6. Once golden, remove and store on an absorbent paper towel. Still in the same oil, fry the slices of bread, until they are golden. Remove and put on an absorbent paper towel. On a dry pan or skittle roast the garlic, onion and tomato until they are nicely toasted with black spots.
7. In a blender, grind the chiles with a half cup of water, and add more water as necessary to blend. Once the mixture is smooth, pour into a saucepan and fry with one tbsp of the shortening for 10 minute on medium heat. Stirring occasionally to ensure that it does not stick to the pan.
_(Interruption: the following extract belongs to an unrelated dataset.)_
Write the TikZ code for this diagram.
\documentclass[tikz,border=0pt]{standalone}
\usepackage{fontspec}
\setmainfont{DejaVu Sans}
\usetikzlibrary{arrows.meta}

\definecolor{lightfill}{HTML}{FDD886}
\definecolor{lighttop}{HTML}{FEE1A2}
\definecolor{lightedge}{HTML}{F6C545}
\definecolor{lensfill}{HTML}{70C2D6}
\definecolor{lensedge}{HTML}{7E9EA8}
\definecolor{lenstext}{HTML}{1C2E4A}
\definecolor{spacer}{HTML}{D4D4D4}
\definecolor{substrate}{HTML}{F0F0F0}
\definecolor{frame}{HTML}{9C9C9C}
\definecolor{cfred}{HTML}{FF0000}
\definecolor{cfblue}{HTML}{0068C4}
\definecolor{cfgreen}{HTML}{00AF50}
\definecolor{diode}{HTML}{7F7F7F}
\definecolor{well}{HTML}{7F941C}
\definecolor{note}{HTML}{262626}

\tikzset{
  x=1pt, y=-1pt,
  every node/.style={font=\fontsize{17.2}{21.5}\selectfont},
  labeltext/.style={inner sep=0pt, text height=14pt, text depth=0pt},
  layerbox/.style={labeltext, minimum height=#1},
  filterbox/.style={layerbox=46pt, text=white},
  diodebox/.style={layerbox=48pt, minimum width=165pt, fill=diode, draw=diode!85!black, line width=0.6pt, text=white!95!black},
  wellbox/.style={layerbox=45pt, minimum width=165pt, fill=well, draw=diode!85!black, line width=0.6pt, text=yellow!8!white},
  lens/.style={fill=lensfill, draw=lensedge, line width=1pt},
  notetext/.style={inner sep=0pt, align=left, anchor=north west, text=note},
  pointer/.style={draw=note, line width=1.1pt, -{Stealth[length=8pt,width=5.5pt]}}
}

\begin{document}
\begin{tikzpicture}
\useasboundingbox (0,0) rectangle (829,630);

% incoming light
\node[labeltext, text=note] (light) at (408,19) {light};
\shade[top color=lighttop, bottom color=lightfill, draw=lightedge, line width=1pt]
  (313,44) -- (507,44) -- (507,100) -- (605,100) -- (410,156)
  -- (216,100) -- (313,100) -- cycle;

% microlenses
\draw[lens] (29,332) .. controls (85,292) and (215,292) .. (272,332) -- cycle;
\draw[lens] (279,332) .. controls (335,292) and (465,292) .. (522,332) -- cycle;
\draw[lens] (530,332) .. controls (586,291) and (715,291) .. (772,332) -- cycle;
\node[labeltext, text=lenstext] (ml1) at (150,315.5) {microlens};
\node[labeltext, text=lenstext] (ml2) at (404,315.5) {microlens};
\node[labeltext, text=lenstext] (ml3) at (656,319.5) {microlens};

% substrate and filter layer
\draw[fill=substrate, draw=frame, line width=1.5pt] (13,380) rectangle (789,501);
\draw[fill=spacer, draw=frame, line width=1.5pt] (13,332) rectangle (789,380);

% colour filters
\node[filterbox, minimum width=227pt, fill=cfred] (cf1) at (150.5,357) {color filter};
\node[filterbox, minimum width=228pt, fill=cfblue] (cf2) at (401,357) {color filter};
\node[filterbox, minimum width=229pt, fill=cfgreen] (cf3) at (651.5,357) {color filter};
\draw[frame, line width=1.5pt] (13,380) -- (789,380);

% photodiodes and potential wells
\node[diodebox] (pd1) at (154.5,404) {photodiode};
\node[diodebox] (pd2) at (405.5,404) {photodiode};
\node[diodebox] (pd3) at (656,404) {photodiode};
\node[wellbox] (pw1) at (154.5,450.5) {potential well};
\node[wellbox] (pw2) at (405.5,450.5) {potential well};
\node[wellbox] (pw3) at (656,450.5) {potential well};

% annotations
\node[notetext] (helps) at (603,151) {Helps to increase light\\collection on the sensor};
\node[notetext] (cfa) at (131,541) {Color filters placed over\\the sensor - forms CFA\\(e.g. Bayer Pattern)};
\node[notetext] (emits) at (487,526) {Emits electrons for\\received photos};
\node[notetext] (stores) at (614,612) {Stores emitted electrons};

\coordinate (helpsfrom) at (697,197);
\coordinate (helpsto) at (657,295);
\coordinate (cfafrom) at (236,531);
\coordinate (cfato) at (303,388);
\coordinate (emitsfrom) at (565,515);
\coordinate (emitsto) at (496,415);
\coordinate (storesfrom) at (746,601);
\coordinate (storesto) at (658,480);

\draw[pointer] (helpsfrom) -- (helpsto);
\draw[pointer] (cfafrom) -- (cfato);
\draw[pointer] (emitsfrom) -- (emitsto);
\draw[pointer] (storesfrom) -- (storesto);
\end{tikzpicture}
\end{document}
8. Next, blend both the roasted and fried ingredients together, until smooth. Blend the tomatoes and strain through a colander and add into the chile mixture. Now add the cinnamon sick, thyme, marjoram(if using) and the oregano. Cook for 5 more minutes. Add the chicken broth, salt, sugar and chocolate on medium heat, stirring occasionally. Remove cinnamon stick. Cool for 15 minutes. Pour the chicken in a serving dish, serve with rice.
For the chocolate:
The chocolate mentioned as an ingredient is Oaxacan chocolate not unsweetened or semi-sweet chocolate. Oaxacan chocolate is a mix of Cacao, sugar, cinnamon, and sometimes vanilla so substituting with semi-sweet, unsweetened or similar chocolates will not produce the desired flavor.
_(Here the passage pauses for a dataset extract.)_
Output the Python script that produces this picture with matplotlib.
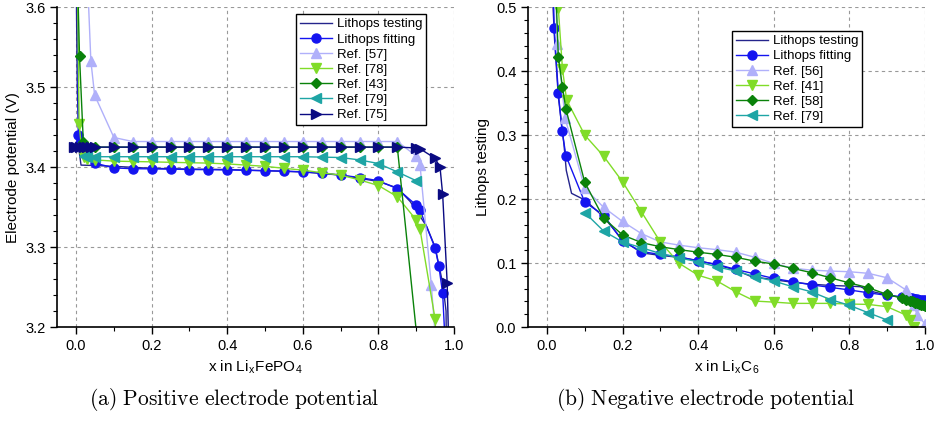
import numpy as np
import matplotlib
matplotlib.use("Agg")
import matplotlib.pyplot as plt
from matplotlib.ticker import MultipleLocator, FormatStrFormatter

plt.rcParams["font.family"] = ["Liberation Sans", "DejaVu Sans"]
plt.rcParams["mathtext.fontset"] = "cm"

# ---- (a) positive electrode, x in LixFePO4 ----
steps_a = [0.1, 0.15, 0.2, 0.25, 0.3, 0.35, 0.4, 0.45, 0.5, 0.55, 0.6, 0.65, 0.7, 0.75, 0.8, 0.85]

testing_a_x = [0.0, 0.003, 0.008, 0.013, 0.05, 0.1, 0.2, 0.3, 0.4, 0.5, 0.6, 0.7, 0.8, 0.85,
               0.884, 0.9, 0.928, 0.95, 0.97, 0.979, 0.981]
testing_a_y = [3.65, 3.5, 3.42, 3.4025, 3.402, 3.401, 3.3985, 3.3975, 3.397, 3.3955, 3.394, 3.39,
               3.382, 3.374, 3.357, 3.346, 3.3255, 3.30, 3.255, 3.22, 3.1]

fitting_a_x = [0.003, 0.006, 0.01, 0.03, 0.05] + steps_a + [0.9, 0.91, 0.95, 0.96, 0.97, 0.985]
fitting_a_y = [3.65, 3.44, 3.43, 3.415, 3.405,
               3.399, 3.398, 3.3978, 3.3975, 3.397, 3.3968, 3.3965, 3.396, 3.3955, 3.395,
               3.394, 3.3925, 3.39, 3.387, 3.383, 3.373,
               3.3525, 3.346, 3.299, 3.276, 3.242, 3.1]

ref57_x = [0.028, 0.039, 0.049] + steps_a + [0.9, 0.91, 0.94, 0.965]
ref57_y = [3.66, 3.533, 3.49,
           3.437, 3.432, 3.432, 3.432, 3.432, 3.432, 3.432, 3.432, 3.432, 3.432,
           3.432, 3.432, 3.432, 3.432, 3.432, 3.432,
           3.414, 3.403, 3.2525, 3.1]

ref78_x = [0.003, 0.008, 0.015, 0.02, 0.03, 0.05] + steps_a + [0.9, 0.91, 0.95, 0.96]
ref78_y = [3.65, 3.454, 3.42, 3.413, 3.41, 3.409,
           3.4075, 3.407, 3.4066, 3.406, 3.4055, 3.405, 3.404, 3.4025, 3.401, 3.3985,
           3.3962, 3.393, 3.39, 3.384, 3.377, 3.363,
           3.334, 3.3225, 3.21, 3.1]

ref43_x = [0.003, 0.009, 0.019, 0.05] + steps_a + [0.91]
ref43_y = [3.65, 3.539, 3.432, 3.425] + [3.425] * 16 + [3.15]

ref79a_x = [0.02, 0.03, 0.05] + steps_a + [0.9]
ref79a_y = [3.414, 3.413, 3.413,
            3.413, 3.413, 3.413, 3.413, 3.413, 3.413, 3.413, 3.413, 3.413, 3.413,
            3.413, 3.4125, 3.412, 3.409, 3.4045, 3.394, 3.383]

ref75_x = [-0.006, 0.0, 0.01, 0.02, 0.03, 0.04, 0.05] + steps_a + [0.9, 0.91, 0.95, 0.963, 0.97, 0.982, 0.99]
ref75_y = [3.425] * 23 + [3.424, 3.423, 3.411, 3.4, 3.366, 3.255, 3.1]

# ---- (b) negative electrode, x in LixC6 ----
steps_b = [0.1, 0.15, 0.2, 0.25, 0.3, 0.35, 0.4, 0.45, 0.5, 0.55, 0.6, 0.65, 0.7, 0.75, 0.8, 0.85, 0.9]
dense_b = [0.94, 0.95, 0.96, 0.965, 0.97, 0.975, 0.98, 0.985, 0.99, 0.995, 1.0]

testing_b_x = [0.012, 0.02, 0.03, 0.045, 0.051, 0.065, 0.092, 0.1, 0.15, 0.2, 0.25, 0.3, 0.35, 0.4,
               0.45, 0.5, 0.54, 0.6, 0.65, 0.7, 0.75, 0.8, 0.83, 0.85, 0.9, 0.95, 1.0]
testing_b_y = [0.55, 0.45, 0.36, 0.285, 0.245, 0.209, 0.201, 0.199, 0.172, 0.136, 0.116, 0.112, 0.109,
               0.104, 0.097, 0.089, 0.079, 0.074, 0.070, 0.067, 0.065, 0.064, 0.063, 0.057, 0.050,
               0.046, 0.043]

fitting_b_x = [0.016, 0.019, 0.03, 0.04, 0.05] + steps_b + dense_b
fitting_b_y = [0.55, 0.467, 0.366, 0.307, 0.268,
               0.195, 0.175, 0.134, 0.118, 0.1135, 0.110, 0.103, 0.098, 0.090, 0.083, 0.076,
               0.071, 0.066, 0.062, 0.058, 0.0536, 0.0495,
               0.047, 0.046, 0.0455, 0.045, 0.0445, 0.044, 0.0435, 0.043, 0.0425, 0.042, 0.042]

ref56_x = [0.022, 0.027, 0.048] + steps_b + [0.95, 0.97, 0.98, 1.0]
ref56_y = [0.55, 0.442, 0.326,
           0.217, 0.187, 0.165, 0.146, 0.133, 0.128, 0.124, 0.121, 0.117, 0.109, 0.0995,
           0.092, 0.089, 0.0875, 0.0865, 0.084, 0.077,
           0.058, 0.034, 0.019, 0.005]

ref41_x = [0.028, 0.03, 0.041, 0.052] + steps_b + [0.95, 0.96, 0.97]
ref41_y = [0.56, 0.498, 0.403, 0.355,
           0.300, 0.267, 0.227, 0.180, 0.133, 0.0995, 0.081, 0.072, 0.055, 0.0406, 0.039,
           0.037, 0.037, 0.037, 0.036, 0.0354, 0.0318,
           0.0188, 0.011, 0.0005]

ref58_x = [0.022, 0.03, 0.041, 0.05] + steps_b + dense_b
ref58_y = [0.55, 0.422, 0.375, 0.341,
           0.226, 0.170, 0.144, 0.132, 0.1255, 0.121, 0.117, 0.1135, 0.109, 0.103, 0.0985,
           0.0917, 0.085, 0.077, 0.069, 0.0615, 0.051,
           0.045, 0.043, 0.041, 0.040, 0.039, 0.038, 0.037, 0.036, 0.035, 0.034, 0.033]

ref79b_x = steps_b
ref79b_y = [0.179, 0.150, 0.133, 0.124, 0.115, 0.108, 0.102, 0.094, 0.0875, 0.0787, 0.072,
            0.063, 0.055, 0.043, 0.034, 0.0224, 0.011]

c_test = "#24248c"
c_fit = "#1414f0"
c_lav = "#b0b0fa"
c_yg = "#80dc28"
c_green = "#0a820a"
c_teal = "#1ea5a5"
c_navy = "#0a0a82"
ms = 6.5

fig = plt.figure(figsize=(9.38, 4.22), dpi=100)
ax1 = fig.add_axes([0.061, 0.225, 0.423, 0.758])
ax2 = fig.add_axes([0.563, 0.225, 0.423, 0.758])

ax1.plot(testing_a_x, testing_a_y, color=c_test, lw=1.0, label="Lithops testing")
ax1.plot(fitting_a_x, fitting_a_y, color=c_fit, lw=1.0, marker="o", ms=ms, label="Lithops fitting")
ax1.plot(ref57_x, ref57_y, color=c_lav, lw=1.0, marker="^", ms=ms, label="Ref. [57]")
ax1.plot(ref78_x, ref78_y, color=c_yg, lw=1.0, marker="v", ms=ms, label="Ref. [78]")
ax1.plot(ref43_x, ref43_y, color=c_green, lw=1.0, marker="D", ms=ms - 1, label="Ref. [43]")
ax1.plot(ref79a_x, ref79a_y, color=c_teal, lw=1.0, marker="<", ms=ms, label="Ref. [79]")
ax1.plot(ref75_x, ref75_y, color=c_navy, lw=1.0, marker=">", ms=ms, label="Ref. [75]")

ax2.plot(testing_b_x, testing_b_y, color=c_test, lw=1.0, label="Lithops testing")
ax2.plot(fitting_b_x, fitting_b_y, color=c_fit, lw=1.0, marker="o", ms=ms, label="Lithops fitting")
ax2.plot(ref56_x, ref56_y, color=c_lav, lw=1.0, marker="^", ms=ms, label="Ref. [56]")
ax2.plot(ref41_x, ref41_y, color=c_yg, lw=1.0, marker="v", ms=ms, label="Ref. [41]")
ax2.plot(ref58_x, ref58_y, color=c_green, lw=1.0, marker="D", ms=ms - 1, label="Ref. [58]")
ax2.plot(ref79b_x, ref79b_y, color=c_teal, lw=1.0, marker="<", ms=ms, label="Ref. [79]")

ax1.set_xlim(-0.05, 1.0)
ax1.set_ylim(3.2, 3.6)
ax1.set_ylabel("Electrode potential (V)", fontsize=11)
ax1.set_xlabel(r"x in Li$_\mathregular{x}$FePO$_\mathregular{4}$", fontsize=11)

ax2.set_xlim(-0.05, 1.0)
ax2.set_ylim(0.0, 0.5)
ax2.set_ylabel("Lithops testing", fontsize=11)
ax2.set_xlabel(r"x in Li$_\mathregular{x}$C$_\mathregular{6}$", fontsize=11)

for ax in (ax1, ax2):
    ax.xaxis.set_major_locator(MultipleLocator(0.2))
    ax.xaxis.set_minor_locator(MultipleLocator(0.1))
    ax.yaxis.set_major_locator(MultipleLocator(0.1))
    ax.yaxis.set_minor_locator(MultipleLocator(0.02))
    ax.xaxis.set_major_formatter(FormatStrFormatter("%.1f"))
    ax.yaxis.set_major_formatter(FormatStrFormatter("%.1f"))
    ax.spines["top"].set_visible(False)
    ax.spines["right"].set_visible(False)
    ax.spines["left"].set_linewidth(1.2)
    ax.spines["bottom"].set_linewidth(1.2)
    ax.tick_params(which="major", direction="out", length=5, width=1.0, labelsize=10.5)
    ax.tick_params(which="minor", direction="out", length=3, width=0.8)
    ax.grid(True, which="major", color="#999999", ls=(0, (3, 3)), lw=0.8)
    ax.set_axisbelow(True)

leg_kw = dict(fontsize=9.5, frameon=True, fancybox=False, edgecolor="black", framealpha=1,
              loc="upper left", borderaxespad=0, labelspacing=0.22, handlelength=2.4,
              handletextpad=0.4, borderpad=0.3)
l1 = ax1.legend(bbox_to_anchor=(0.602, 0.978), **leg_kw)
l2 = ax2.legend(bbox_to_anchor=(0.514, 0.925), **leg_kw)
for leg in (l1, l2):
    leg.get_frame().set_linewidth(1.0)

# captions in a Computer Modern look
fig.text(0.25, 0.022, r"$\mathrm{(a)\ Positive\ electrode\ potential}$",
         fontsize=15.5, ha="center", va="bottom")
fig.text(0.752, 0.022, r"$\mathrm{(b)\ Negative\ electrode\ potential}$",
         fontsize=15.5, ha="center", va="bottom")

fig.savefig("out.png", dpi=100)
If you can get it one of the best is *Chocolate Mayordomo which is excellent but a bit pricey. A distant second would be Chocolate Ibarra or Chocolate La Abuelita both readily available at most large supermarkets in the Latin food sections.
*Guajillo dried chiles, a must for the Mexican pantry. This sweet, thick fleshed chile is used in salsas, chile sauces, soups and stews. Guajillo chiles are available whole, dried or ground. You can substitute 1 teaspoon ground gaujillo for 1 whole chile.
Since this is a lot of work why not double the recipe and save the extra mole for other occasions. Mole freezes exceedingly well. Make a large batch, divide into single servings and freeze them on a tray before packing in freezer bags.